02 August 2017
Two of the UK’s major companies cheered stock markets on Tuesday with half-year results that represented dramatic turnarounds from hefty losses reported this time last year.
Despite a second quarter hit after abandoning several exploration projects in Angola, BP reported better-than-expected profits for the first six months of 2017 of $1.6 billion (£1.2 billion) compared to a $2 billion (£1.5 billion) loss for the same period last year. Meanwhile, aero engine manufacturer Rolls-Royce notched up a pre-tax, half-year profit of £1.94 billion, up from a £2.15 billion loss over the same period in 2016.
BP’s profits in Q2 were only $144 million (£109 million) compared to $1.4 billion (£1.1 billion) in the first quarter, mainly as a result of a $753 million loss from the Angola pull-out.
Bob Dudley, BP chief executive, said, “We continue to position BP for the new oil price environment, with a continued tight focus on costs, efficiency and discipline in capital spending.

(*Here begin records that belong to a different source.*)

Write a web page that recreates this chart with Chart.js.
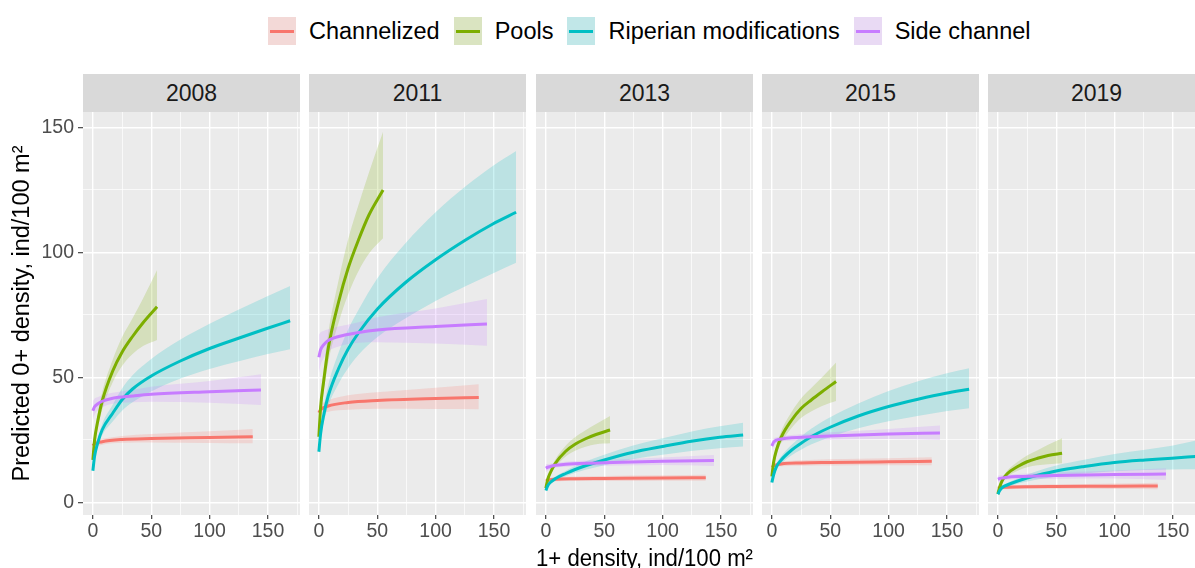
<!DOCTYPE html>
<html>
<head>
<meta charset="utf-8">
<script src="https://cdn.jsdelivr.net/npm/chart.js@4.4.0/dist/chart.umd.min.js"></script>
<style>
  html, body { margin: 0; padding: 0; background: #fff; overflow: hidden; }
  body { position: relative; width: 1195px; height: 568px; font-family: "Liberation Sans", Arial, sans-serif; }
  .strip { position: absolute; top: 74px; height: 38px; background: #D9D9D9; color: #1A1A1A;
           font-size: 23px; line-height: 38px; text-align: center; }
  canvas { position: absolute; top: 112px; }
  #legend { position: absolute; left: 268px; top: 17px; height: 28px; display: flex; align-items: center;
            font-size: 23.5px; color: #000; white-space: nowrap; }
  .item { display: flex; align-items: center; margin-right: 14px; }
  .key { position: relative; width: 28px; height: 28px; background: #F2F2F2; margin-right: 13px; }
  .key .fill { position: absolute; left: 0; top: 0; right: 0; bottom: 0; }
  .key .ln { position: absolute; left: 2px; right: 2px; top: 12.5px; height: 3px; }
</style>
</head>
<body>
<div id="legend"></div>
<script>
// facets and groups
const years = ["2008", "2011", "2013", "2015", "2019"];
const habitats = ["Channelized", "Pools", "Riperian modifications", "Side channel"];
const colours = ["#F8766D", "#7CAE00", "#00BFC4", "#C77CFF"];

// 1+ density where each fitted curve is read (per habitat)
const xChannelized = [0, 1.5, 8, 25, 50, 100, 137];
const xPools = [0, 1.5, 4, 8, 17, 25, 34, 43, 55];
const xRiperian = [0, 1.5, 4, 8, 17, 25, 34, 50, 74, 100, 126, 149, 169];
const xSide = [0, 1.5, 4, 8, 17, 34, 50, 100, 144];

// predicted 0+ density, one row per year
const channelizedFit = [
  [22.6, 23.3, 24.2, 25.1, 25.5, 25.9, 26.2],
  [35.8, 37.0, 38.5, 39.9, 40.7, 41.5, 41.9],
  [8.5, 8.8, 9.2, 9.4, 9.5, 9.7, 9.8],
  [14.0, 14.6, 15.3, 15.7, 15.9, 16.2, 16.4],
  [5.6, 5.8, 6.0, 6.2, 6.3, 6.4, 6.5]
];
const channelizedHigh = [
  [24.3, 24.8, 25.4, 26.5, 27.3, 28.4, 29.3],
  [38.5, 39.2, 40.8, 42.8, 44.0, 45.8, 47.2],
  [9.5, 9.7, 10.0, 10.3, 10.5, 10.8, 11.0],
  [15.1, 15.5, 16.2, 16.8, 17.2, 17.6, 18.0],
  [6.5, 6.6, 6.8, 7.0, 7.2, 7.5, 7.8]
];
const channelizedLow = [
  [20.9, 21.8, 23.0, 23.8, 23.9, 23.7, 23.6],
  [33.0, 34.8, 36.2, 37.0, 37.4, 37.3, 37.2],
  [7.5, 7.9, 8.4, 8.5, 8.5, 8.6, 8.6],
  [12.9, 13.7, 14.4, 14.6, 14.7, 14.8, 14.8],
  [4.7, 5.0, 5.2, 5.4, 5.4, 5.3, 5.2]
];

const poolsFit = [
  [16.9, 25.0, 32.0, 40.5, 52.5, 60.0, 66.3, 71.8, 78.2],
  [26.2, 38.0, 48.0, 61.5, 80.3, 93.5, 105.0, 115.0, 124.9],
  [5.6, 9.0, 12.0, 15.5, 20.4, 23.2, 25.4, 27.1, 28.9],
  [10.3, 16.0, 21.0, 26.0, 32.9, 37.5, 41.0, 44.2, 48.3],
  [3.3, 6.0, 8.9, 11.4, 14.3, 16.2, 17.6, 18.7, 19.6]
];
const poolsHigh = [
  [18.3, 27.0, 34.8, 44.0, 57.0, 66.0, 73.6, 81.5, 92.9],
  [28.5, 41.0, 52.5, 67.5, 89.0, 105.0, 119.0, 132.0, 148.2],
  [6.2, 9.8, 13.1, 17.0, 22.6, 26.0, 28.8, 31.3, 34.5],
  [11.2, 17.3, 22.8, 28.4, 36.2, 41.5, 45.8, 50.0, 55.9],
  [3.7, 6.6, 9.8, 12.6, 16.2, 18.7, 20.8, 23.0, 25.6]
];
const poolsLow = [
  [15.5, 23.0, 29.3, 37.0, 48.0, 54.5, 59.3, 62.5, 64.9],
  [24.0, 35.0, 43.7, 55.8, 72.0, 83.0, 92.5, 99.5, 105.6],
  [5.0, 8.2, 10.9, 14.0, 18.3, 20.6, 22.2, 23.2, 23.6],
  [9.4, 14.7, 19.2, 23.7, 29.8, 33.7, 36.4, 38.5, 40.5],
  [2.9, 5.4, 8.0, 10.2, 12.6, 14.0, 14.8, 15.2, 15.6]
];

const riperianFit = [
  [12.6, 18.5, 23.5, 29.0, 35.6, 41.0, 45.3, 50.5, 56.3, 61.5, 65.8, 69.5, 72.6],
  [20.2, 27.5, 34.5, 42.5, 53.6, 61.2, 67.8, 77.2, 87.8, 97.0, 105.0, 111.3, 116.0],
  [4.7, 6.5, 8.0, 9.4, 11.5, 13.1, 14.6, 16.9, 19.9, 22.3, 24.5, 26.0, 26.9],
  [7.9, 11.0, 14.3, 16.9, 20.9, 23.6, 26.3, 30.0, 34.5, 38.3, 41.3, 43.6, 45.2],
  [3.2, 4.6, 6.0, 6.9, 8.5, 9.7, 10.8, 12.5, 14.3, 15.9, 16.9, 17.6, 18.3]
];
const riperianHigh = [
  [13.3, 19.6, 25.0, 31.3, 39.0, 45.5, 50.8, 57.3, 64.8, 71.4, 77.3, 82.3, 86.5],
  [21.5, 29.5, 37.5, 46.8, 60.0, 69.0, 77.0, 89.5, 103.5, 116.0, 126.5, 134.5, 140.5],
  [5.0, 6.9, 8.6, 10.2, 12.6, 14.5, 16.3, 19.0, 22.6, 25.6, 28.4, 30.4, 31.8],
  [8.4, 11.8, 15.4, 18.4, 23.0, 26.3, 29.5, 34.0, 39.5, 44.5, 48.5, 51.5, 53.6],
  [3.5, 5.0, 6.6, 7.7, 9.6, 11.1, 12.5, 14.7, 17.0, 19.3, 21.0, 22.6, 24.6]
];
const riperianLow = [
  [11.9, 17.4, 22.0, 26.8, 32.3, 36.6, 40.0, 44.3, 49.3, 53.3, 56.5, 59.2, 61.2],
  [18.9, 25.5, 31.6, 38.4, 47.5, 53.6, 59.0, 66.0, 73.5, 80.5, 86.5, 91.5, 95.8],
  [4.4, 6.1, 7.4, 8.6, 10.4, 11.8, 13.0, 14.8, 17.2, 19.0, 20.6, 21.6, 22.3],
  [7.4, 10.2, 13.2, 15.4, 18.8, 21.0, 23.2, 26.1, 29.6, 32.4, 34.6, 36.4, 37.6],
  [2.9, 4.2, 5.4, 6.1, 7.4, 8.3, 9.1, 10.3, 11.5, 12.4, 12.9, 13.1, 13.2]
];

const sideFit = [
  [36.6, 38.2, 39.3, 40.4, 41.6, 42.5, 43.2, 44.2, 44.9],
  [58.0, 61.0, 62.9, 64.7, 66.3, 67.9, 68.9, 70.3, 71.3],
  [13.6, 14.0, 14.3, 14.8, 15.2, 15.6, 15.8, 16.4, 16.7],
  [22.5, 24.0, 24.9, 25.3, 25.8, 26.2, 26.5, 27.3, 27.7],
  [9.2, 9.5, 9.7, 10.0, 10.3, 10.5, 10.7, 11.1, 11.3]
];
const sideHigh = [
  [40.5, 41.5, 42.0, 42.8, 43.8, 45.0, 46.2, 48.5, 51.2],
  [67.0, 68.0, 68.5, 69.2, 70.3, 72.0, 74.0, 77.5, 81.3],
  [15.2, 15.3, 15.4, 15.8, 16.2, 16.7, 17.0, 17.9, 18.9],
  [24.5, 25.5, 26.0, 26.4, 26.9, 27.5, 28.0, 29.3, 30.7],
  [10.6, 10.7, 10.8, 11.0, 11.3, 11.7, 12.0, 12.7, 13.6]
];
const sideLow = [
  [33.0, 35.0, 36.7, 38.0, 39.4, 40.0, 40.2, 39.8, 38.9],
  [51.5, 55.0, 57.5, 60.3, 62.3, 63.8, 64.0, 63.5, 62.6],
  [12.0, 12.6, 13.2, 13.8, 14.2, 14.5, 14.6, 14.9, 14.5],
  [20.5, 22.5, 23.8, 24.3, 24.7, 24.9, 25.0, 25.3, 24.9],
  [7.8, 8.3, 8.6, 9.0, 9.3, 9.3, 9.4, 9.5, 9.0]
];

// layout of the facet panels
const panelLeft = [83, 309, 536, 762, 988];
const panelWidth = 217;

const seriesX = [xChannelized, xPools, xRiperian, xSide];
const seriesFit = [channelizedFit, poolsFit, riperianFit, sideFit];
const seriesHigh = [channelizedHigh, poolsHigh, riperianHigh, sideHigh];
const seriesLow = [channelizedLow, poolsLow, riperianLow, sideLow];

function rgba(hex, a) {
  const n = parseInt(hex.slice(1), 16);
  return `rgba(${(n >> 16) & 255},${(n >> 8) & 255},${n & 255},${a})`;
}
function pts(xs, ys) {
  return xs.map((x, i) => ({ x: x, y: ys[i] }));
}

// legend
var legend = document.getElementById("legend");
habitats.forEach((h, j) => {
  legend.insertAdjacentHTML("beforeend",
    `<div class="item"><div class="key"><div class="fill" style="background:${rgba(colours[j], 0.2)}"></div>` +
    `<div class="ln" style="background:${colours[j]}"></div></div><span>${h}</span></div>`);
});

var panelBg = {
  id: "panelBg",
  beforeDraw: (chart) => {
    const a = chart.chartArea, ctx = chart.ctx;
    ctx.save();
    ctx.fillStyle = "#EBEBEB";
    ctx.fillRect(a.left, a.top, a.right - a.left, a.bottom - a.top);
    ctx.restore();
  },
};

var major = (v) => v % 50 === 0;
// no extra room for edge labels: the panel must fill its box
var noPad = (s) => { s.paddingTop = 0; s.paddingBottom = 0; s.paddingLeft = 0; s.paddingRight = 0; };

years.forEach((yr, k) => {
  const strip = document.createElement("div");
  strip.className = "strip";
  strip.style.left = panelLeft[k] + "px";
  strip.style.width = panelWidth + "px";
  strip.textContent = yr;
  document.body.appendChild(strip);

  const yAxisW = k === 0 ? panelLeft[0] : 0;
  const cv = document.createElement("canvas");
  cv.width = panelWidth + yAxisW;
  cv.height = 470;
  cv.style.left = (panelLeft[k] - yAxisW) + "px";
  cv.style.width = cv.width + "px";
  cv.style.height = cv.height + "px";
  document.body.appendChild(cv);

  var datasets = [];
  // ribbons first (drawn underneath)
  for (let j = 0; j < 4; j++) {
    datasets.push({
      data: pts(seriesX[j], seriesLow[j][k]),
      borderWidth: 0, pointRadius: 0, fill: false,
      cubicInterpolationMode: "monotone", order: 10 - j,
    });
    datasets.push({
      data: pts(seriesX[j], seriesHigh[j][k]),
      borderWidth: 0, pointRadius: 0, fill: "-1",
      backgroundColor: rgba(colours[j], 0.2),
      cubicInterpolationMode: "monotone", order: 10 - j,
    });
  }
  for (let j = 0; j < 4; j++) {
    datasets.push({
      label: habitats[j],
      data: pts(seriesX[j], seriesFit[j][k]),
      borderColor: colours[j], borderWidth: 3, pointRadius: 0, fill: false,
      cubicInterpolationMode: "monotone", order: 4 - j,
    });
  }

  new Chart(cv.getContext("2d"), {
    type: "line",
    data: { datasets: datasets },
    plugins: [panelBg],
    options: {
      responsive: false,
      animation: false,
      devicePixelRatio: 1,
      events: [],
      layout: { padding: 0 },
      plugins: { legend: { display: false }, tooltip: { enabled: false } },
      scales: {
        x: {
          type: "linear", min: -8.45, max: 177.45,
          afterFit: (s) => { s.height = 67; noPad(s); },
          border: { display: false },
          grid: {
            color: "#FFFFFF",
            lineWidth: (c) => (c.tick && major(c.tick.value) ? 1.4 : 0.7),
            tickLength: 4,
            tickWidth: 1.1,
            tickColor: (c) => (c.tick && major(c.tick.value) ? "#333333" : "rgba(0,0,0,0)"),
          },
          ticks: {
            stepSize: 25, includeBounds: false, autoSkip: false, maxRotation: 0,
            padding: 3, color: "#4D4D4D",
            font: { family: "Liberation Sans", size: 19.5, lineHeight: 1 },
            callback: (v) => (major(v) ? v : ""),
          },
          title: {
            display: k === 2,
            text: "1+ density, ind/100 m²",
            color: "#000000",
            font: { family: "Liberation Sans", size: 23.5, lineHeight: 1.2 },
            padding: { top: 0, bottom: 8.5 },
          },
        },
        y: {
          type: "linear", min: -5.1, max: 156.1,
          afterFit: (s) => { s.width = yAxisW; noPad(s); },
          border: { display: false },
          grid: {
            color: "#FFFFFF",
            lineWidth: (c) => (c.tick && major(c.tick.value) ? 1.4 : 0.7),
            drawTicks: k === 0,
            tickLength: 5,
            tickWidth: 1.1,
            tickColor: (c) => (c.tick && major(c.tick.value) ? "#333333" : "rgba(0,0,0,0)"),
          },
          ticks: {
            display: k === 0,
            stepSize: 25, includeBounds: false, autoSkip: false,
            padding: 4, color: "#4D4D4D",
            font: { family: "Liberation Sans", size: 19.5 },
            callback: (v) => (major(v) ? v : ""),
          },
          title: {
            display: k === 0,
            text: "Predicted 0+ density, ind/100 m²",
            color: "#000000",
            font: { family: "Liberation Sans", size: 23.5, lineHeight: 1.2 },
            padding: { top: 8, bottom: 0 },
          },
        },
      },
    },
  });
});
</script>
</body>
</html>
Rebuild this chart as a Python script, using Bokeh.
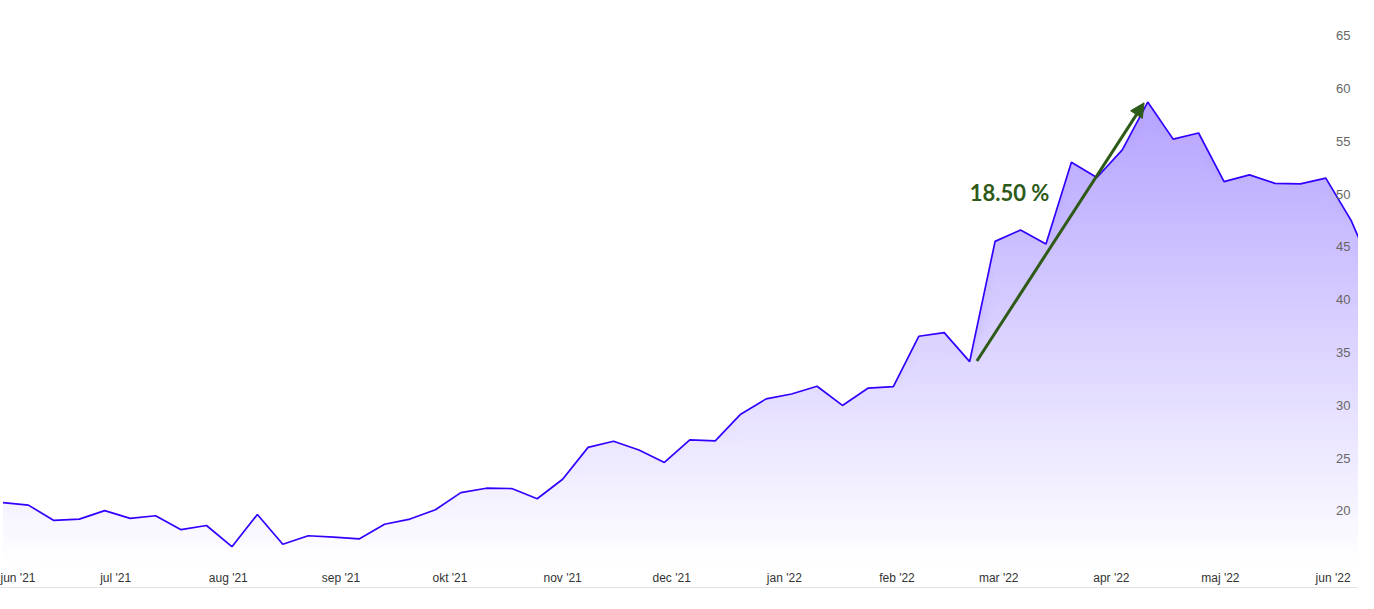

“We delivered strong operational performance in the first half of 2017 and have considerable strategic momentum coming into the rest of the year and 2018, with rising production from our new upstream projects and marketing growth in the downstream.” The company, which recorded upstream production growth of ten per cent in Q2, said three new upstream projects had come online so far this year, while gas projects in India and Trinidad had also been sanctioned.